Obviously I have made the attachments like on http://arduino.cc/en/Tutorial/sweep

Every help will be greatly appreciated! :slight_smile:
Thanks in advance

Obviously I have made the attachments like on http://arduino.cc/en/Tutorial/sweep

Don’t believe everything you read: servo should have its own power supply as a matter of principle.

If you restart the sketch, does the servo shoot back to 0 before starting its 0-180 traverse?

(Just wondering if it's physically jammed.)

Maybe change the extremes to maybe 10 to 170?

What happens if you comment out the first part of the movement ?

...R

I have an Intel Galileo (1st gen)

Does arduino code run on this board?

JimboZA: Don't believe everything you read: servo should have its own power supply as a matter of principle.

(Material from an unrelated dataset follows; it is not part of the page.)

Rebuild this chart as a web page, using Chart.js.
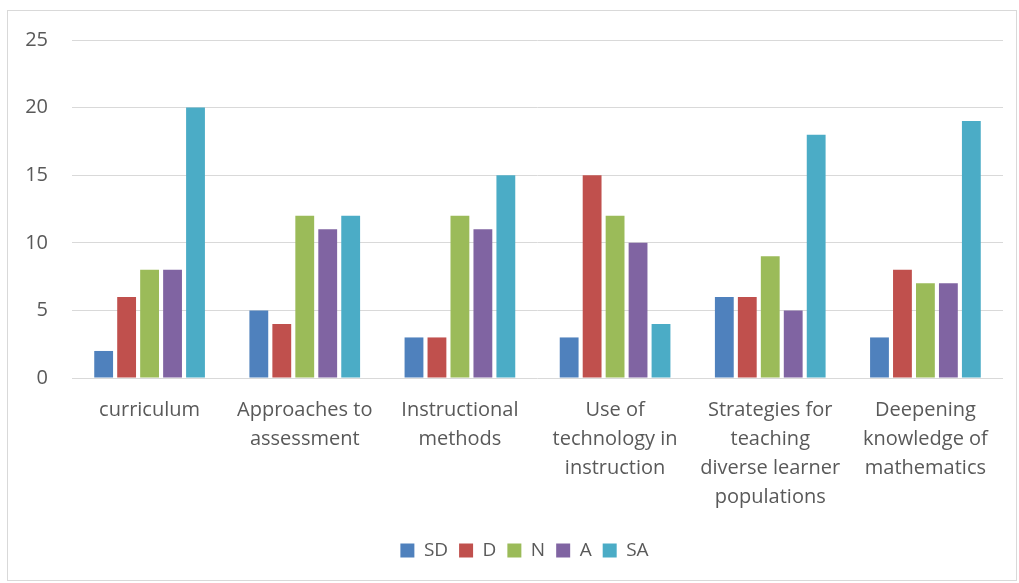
<!DOCTYPE html>
<html>
<head>
<meta charset="utf-8">
<script src="https://cdn.jsdelivr.net/npm/chart.js@4"></script>
<style>
  html, body { margin: 0; padding: 0; background: #fff; width: 1019px; height: 583px; overflow: hidden; }
  #wrap { position: absolute; left: 7px; top: 10px; width: 1010px; height: 571px; border: 1px solid #d9d9d9; box-sizing: border-box; }
  canvas { display: block; }
</style>
</head>
<body>
<div id="wrap"><canvas id="c"></canvas></div>
<script>
const categories = [
  "curriculum",
  ["Approaches to", "assessment"],
  ["Instructional", "methods"],
  ["Use of", "technology in", "instruction"],
  ["Strategies for", "teaching", "diverse learner", "populations"],
  ["Deepening", "knowledge of", "mathematics"]
];
const seriesNames = ["SD", "D", "N", "A", "SA"];
const SD = [2, 5, 3, 3, 6, 3];
const D  = [6, 4, 3, 15, 6, 8];
const N  = [8, 12, 12, 12, 9, 7];
const A  = [8, 11, 11, 10, 5, 7];
const SA = [20, 12, 15, 4, 18, 19];
const yTicks = [0, 5, 10, 15, 20, 25];
const colors = ["#4F81BD", "#C0504D", "#9BBB59", "#8064A2", "#4BACC6"];

const values = [SD, D, N, A, SA];
const FONT = "'Open Sans', Lato, sans-serif";
const TEXT = "#595959";

const legendShift = {
  id: "legendShift",
  afterLayout(chart) {
    const lg = chart.legend;
    if (lg) { lg.left += 19; lg.right += 19; }
  }
};

new Chart(document.getElementById("c"), {
  type: "bar",
  data: {
    labels: categories,
    datasets: seriesNames.map((n, i) => ({
      label: n,
      data: values[i],
      backgroundColor: colors[i],
      borderWidth: 0,
      categoryPercentage: 0.74,
      barPercentage: 0.82
    }))
  },
  plugins: [legendShift],
  options: {
    responsive: true,
    maintainAspectRatio: false,
    animation: false,
    layout: { padding: { left: 0, right: 13, top: 0, bottom: 10 } },
    plugins: {
      tooltip: { enabled: false },
      legend: {
        position: "bottom",
        labels: {
          boxWidth: 14, boxHeight: 14, padding: 11,
          color: TEXT,
          font: { family: FONT, size: 19 }
        }
      }
    },
    scales: {
      y: {
        min: 0, max: 25,
        afterBuildTicks: (s) => { s.ticks = yTicks.map(v => ({ value: v })); },
        afterFit: (s) => { s.width = 64; s.paddingTop = 29; s.paddingBottom = 0; },
        border: { display: false },
        grid: { color: "#d9d9d9", lineWidth: 1, drawTicks: false },
        ticks: { color: TEXT, padding: 24, font: { family: FONT, size: 20 } }
      },
      x: {
        border: { display: false },
        grid: { display: false, drawTicks: false },
        ticks: { color: TEXT, padding: 18, maxRotation: 0, autoSkip: false, font: { family: FONT, size: 20, lineHeight: 1.45 } }
      }
    }
  }
});
</script>
</body>
</html>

No, it doesn't need its own power because the Intel Galileo provides enough power for it.

JimboZA: If you restart the sketch, does the servo shoot back to 0 before starting its 0-180 traverse?

(Just wondering if it's physically jammed.)

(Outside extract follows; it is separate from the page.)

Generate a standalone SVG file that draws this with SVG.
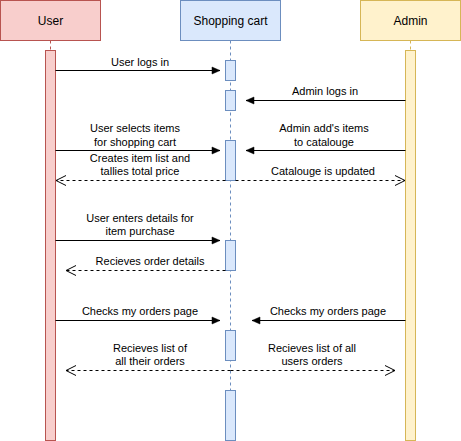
<svg xmlns="http://www.w3.org/2000/svg" width="461" height="441" viewBox="0 0 461 441">
<style>
text{font-family:"Liberation Sans",Arial,sans-serif;fill:#000;}
.hd{font-size:12px;text-anchor:middle;}
.lb{font-size:11px;text-anchor:middle;}
.msg{fill:none;stroke:#000;stroke-width:1;}
.ret{fill:none;stroke:#000;stroke-width:1;stroke-dasharray:3 3;}
.bg{fill:#fff;}
</style>
<defs>
<marker id="blk" markerUnits="userSpaceOnUse" markerWidth="10" markerHeight="10" refX="8" refY="3.5" orient="auto" overflow="visible">
<path d="M0,0 L8,3.5 L0,7 Z" fill="#000" stroke="#000" stroke-width="0.5"/>
</marker>
<marker id="opn" markerUnits="userSpaceOnUse" markerWidth="12" markerHeight="12" refX="10" refY="5" orient="auto-start-reverse" overflow="visible">
<path d="M0,0 L10,5 L0,10" fill="none" stroke="#000" stroke-width="1"/>
</marker>
</defs>
<g id="user">
<rect x="0.5" y="0.5" width="100" height="40" fill="#f8cecc" stroke="#b85450"/>
<text class="hd" x="50.5" y="24.5">User</text>
<line x1="50.5" y1="40.5" x2="50.5" y2="50" stroke="#b85450" stroke-dasharray="3 3"/>
<rect x="45.5" y="50.5" width="10" height="390" fill="#f8cecc" stroke="#b85450"/>
</g>
<g id="cart">
<rect x="180.5" y="0.5" width="100" height="40" fill="#dae8fc" stroke="#6c8ebf"/>
<text class="hd" x="230.5" y="24.5">Shopping cart</text>
<line x1="230.5" y1="40.5" x2="230.5" y2="440" stroke="#6c8ebf" stroke-dasharray="3 3"/>
<rect x="225.5" y="60.5" width="10" height="20" fill="#dae8fc" stroke="#6c8ebf"/>
<rect x="225.5" y="90.5" width="10" height="20" fill="#dae8fc" stroke="#6c8ebf"/>
<rect x="225.5" y="140.5" width="10" height="40" fill="#dae8fc" stroke="#6c8ebf"/>
<rect x="225.5" y="240.5" width="10" height="30" fill="#dae8fc" stroke="#6c8ebf"/>
<rect x="225.5" y="330.5" width="10" height="30" fill="#dae8fc" stroke="#6c8ebf"/>
<rect x="225.5" y="390.5" width="10" height="50" fill="#dae8fc" stroke="#6c8ebf"/>
</g>
<g id="admin">
<rect x="360.5" y="0.5" width="100" height="40" fill="#fff2cc" stroke="#d6b656"/>
<text class="hd" x="410.5" y="24.5">Admin</text>
<line x1="410.5" y1="40.5" x2="410.5" y2="50" stroke="#d6b656" stroke-dasharray="3 3"/>
<rect x="405.5" y="50.5" width="10" height="390" fill="#fff2cc" stroke="#d6b656"/>
</g>
<g id="connectors">
<path class="msg" d="M55.5,70.5 H220" marker-end="url(#blk)"/>
<path class="msg" d="M405.5,100.5 H246" marker-end="url(#blk)"/>
<path class="msg" d="M55.5,150.5 H220" marker-end="url(#blk)"/>
<path class="msg" d="M405.5,150.5 H246" marker-end="url(#blk)"/>
<path class="ret" d="M225.5,180.5 H56" marker-end="url(#opn)"/>
<path class="ret" d="M235.5,180.5 H405" marker-end="url(#opn)"/>
<path class="msg" d="M55.5,240.5 H220" marker-end="url(#blk)"/>
<path class="ret" d="M225.5,270.5 H66" marker-end="url(#opn)"/>
<path class="msg" d="M55.5,320.5 H220" marker-end="url(#blk)"/>
<path class="msg" d="M405.5,320.5 H252" marker-end="url(#blk)"/>
<path class="ret" d="M230.5,370.5 H66" marker-end="url(#opn)"/>
<path class="ret" d="M230.5,370.5 H395" marker-end="url(#opn)"/>
</g>
<g id="labels">
<text class="lb" x="140" y="65.5">User logs in</text>
<text class="lb" x="325" y="95">Admin logs in</text>
<text class="lb" x="135" y="131.5">User selects items</text>
<text class="lb" x="135" y="145.5">for shopping cart</text>
<text class="lb" x="324" y="131.5">Admin add's items</text>
<text class="lb" x="324" y="145.5">to catalouge</text>
<text class="lb" x="140" y="162">Creates item list and</text>
<text class="lb" x="140" y="175">tallies total price</text>
<text class="lb" x="323" y="175">Catalouge is updated</text>
<text class="lb" x="140" y="222">User enters details for</text>
<text class="lb" x="140" y="235">item purchase</text>
<text class="lb" x="150" y="265">Recieves order details</text>
<text class="lb" x="140" y="315">Checks my orders page</text>
<text class="lb" x="328" y="315">Checks my orders page</text>
<text class="lb" x="150" y="352">Recieves list of</text>
<text class="lb" x="150" y="365">all their orders</text>
<text class="lb" x="312" y="352">Recieves list of all</text>
<text class="lb" x="312" y="365">users orders</text>
</g>
</svg>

Maybe change the extremes to maybe 10 to 170?

Robin2: What happens if you comment out the first part of the movement ?

If I restart the sketch, the servo doesn't turn back to 0 before starting its 0-180 traverse. Anyway I don't believe that it is physically jammed.

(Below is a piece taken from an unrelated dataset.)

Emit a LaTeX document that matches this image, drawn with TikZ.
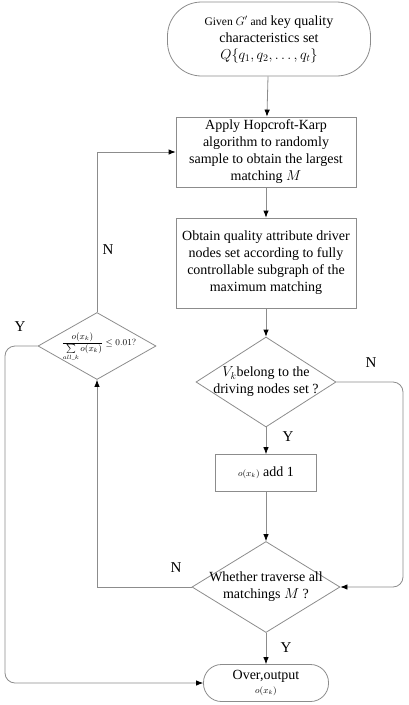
\documentclass[tikz,border=0pt]{standalone}
\usepackage{amsmath}
\usepackage{fontspec}
\setmainfont{Liberation Serif}
\usetikzlibrary{shapes.geometric,arrows.meta}

\begin{document}
\begin{tikzpicture}[x=1pt,y=-1pt,
  line/.style={draw=black!45,line width=0.8pt},
  arr/.style={line,->,>={Latex[length=7pt,width=5.5pt,color=black]}},
  txt/.style={align=center,font=\fontsize{14}{17}\selectfont,inner sep=0pt},
  box/.style={line,rectangle,txt},
  term/.style={box,rounded corners=18pt},
  decision/.style={line,diamond,inner sep=0pt},
  yn/.style={font=\fontsize{15}{15}\selectfont}]
\useasboundingbox (0,0) rectangle (408,705);
% blocks
\node[term,rounded corners=34pt,minimum width=203pt,minimum height=74pt] (start)at(269,39)
  {{\fontsize{11.5}{17}\selectfont Given $G'$ and} key quality\\characteristics set\\$Q\{q_1,q_2,\dots,q_t\}$};
\node[box,minimum width=180pt,minimum height=70pt] (hk)at(266,152)
  {Apply Hopcroft-Karp\\algorithm to randomly\\sample to obtain the largest\\matching $M$};
\node[box,minimum width=180pt,minimum height=90pt] (drv)at(266,263)
  {Obtain quality attribute driver\\nodes set according to fully\\controllable subgraph of the\\maximum matching};
\node[decision,minimum width=140pt,minimum height=90pt] (belong)at(266,382) {};
\node[txt] (belongtxt)at(belong) {$V_k$belong to the\\driving nodes set ?};
\node[box,minimum width=101pt,minimum height=37pt] (add)at(266,473)
  {{\small $o(x_k)$} add 1};
\node[decision,minimum width=148pt,minimum height=91pt] (all)at(266,587) {};
\node[txt] (alltxt)at(all) {Whether traverse all\\matchings $M$ ?};
\node[decision,minimum width=118pt,minimum height=67pt] (ratio)at(97,346) {};
\node[font=\fontsize{9}{10}\selectfont,inner sep=0pt] (ratiotxt)at(99,347)
  {$\dfrac{o(x_k)}{\sum\limits_{all\_k} o(x_k)}\le 0.01?$};
\node[term,minimum width=125pt,minimum height=37pt] (over)at(266,683)
  {Over,output\\[-3pt]{\small $o(x_k)$}};
% corners
\coordinate (c1) at(403,382);
\coordinate (c2) at(403,587);
\coordinate (c3) at(97,587);
\coordinate (c4) at(97,152);
\coordinate (c5) at(5,346);
\coordinate (c6) at(5,683);
% connectors
\draw[arr] (start) -- (hk);
\draw[arr] (hk) -- (drv);
\draw[arr] (drv) -- (belong);
\draw[arr] (belong) -- (add);
\draw[arr] (add) -- (all);
\draw[arr] (all) -- (over);
\draw[arr,rounded corners=10pt] (belong.east) -- (c1) -- (c2) -- (all.east);
\draw[arr] (all.west) -- (c3) -- (ratio.south);
\draw[arr] (ratio.north) -- (c4) -- (hk.west);
\draw[arr,rounded corners=10pt] (ratio.west) -- (c5) -- (c6) -- (over.west);
% labels
\node[yn] (y1)at(288,437) {Y};
\node[yn] (n1)at(371,363) {N};
\node[yn] (y2)at(286,648) {Y};
\node[yn] (n2)at(176,568) {N};
\node[yn] (n3)at(108,250) {N};
\node[yn] (y3)at(20,327) {Y};
\end{tikzpicture}
\end{document}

I have tried from 10 to 170 and I have also commented out the first part of the movement, but the servo behaves in the same way, it runs to 180 degrees even if it doesn't start from 0 degrees, even if it already stay at 180 degrees.

zoomkat:

I have an Intel Galileo (1st gen)

Does arduino code run on this board?

Of course, arduino and Galileo works together, the IDE for Galileo is the same IDE of arduino, there are only few incompatibilities about libreries, but Intel provides some fix for them

Kurtis: I have also commented out the first part of the movement, but the servo behaves in the same way,

Doesn't that suggest that the second part is working and the problem is with the first part?

...R

No, it doesn't need its own power because the Intel Galileo provides enough power for it.

Well, you have at least one or more flawed assumptions in your setup. this could be one of them.

it runs to 180 degrees even if it doesn't start from 0 degrees, even if it already stay at 180 degrees.

this is usually an indication that the servo is getting a bad control signal, or possibly the servo is not properly grounded to the controlling board.

No, it doesn't need its own power because the Intel Galileo provides enough power for it.

True the Galileo comes with a 3A supply, but you have to consider if your servos are generating enough interference to disrupt your processor.

So it is not just a matter of having enough available current, your servo supply have to be decoupled.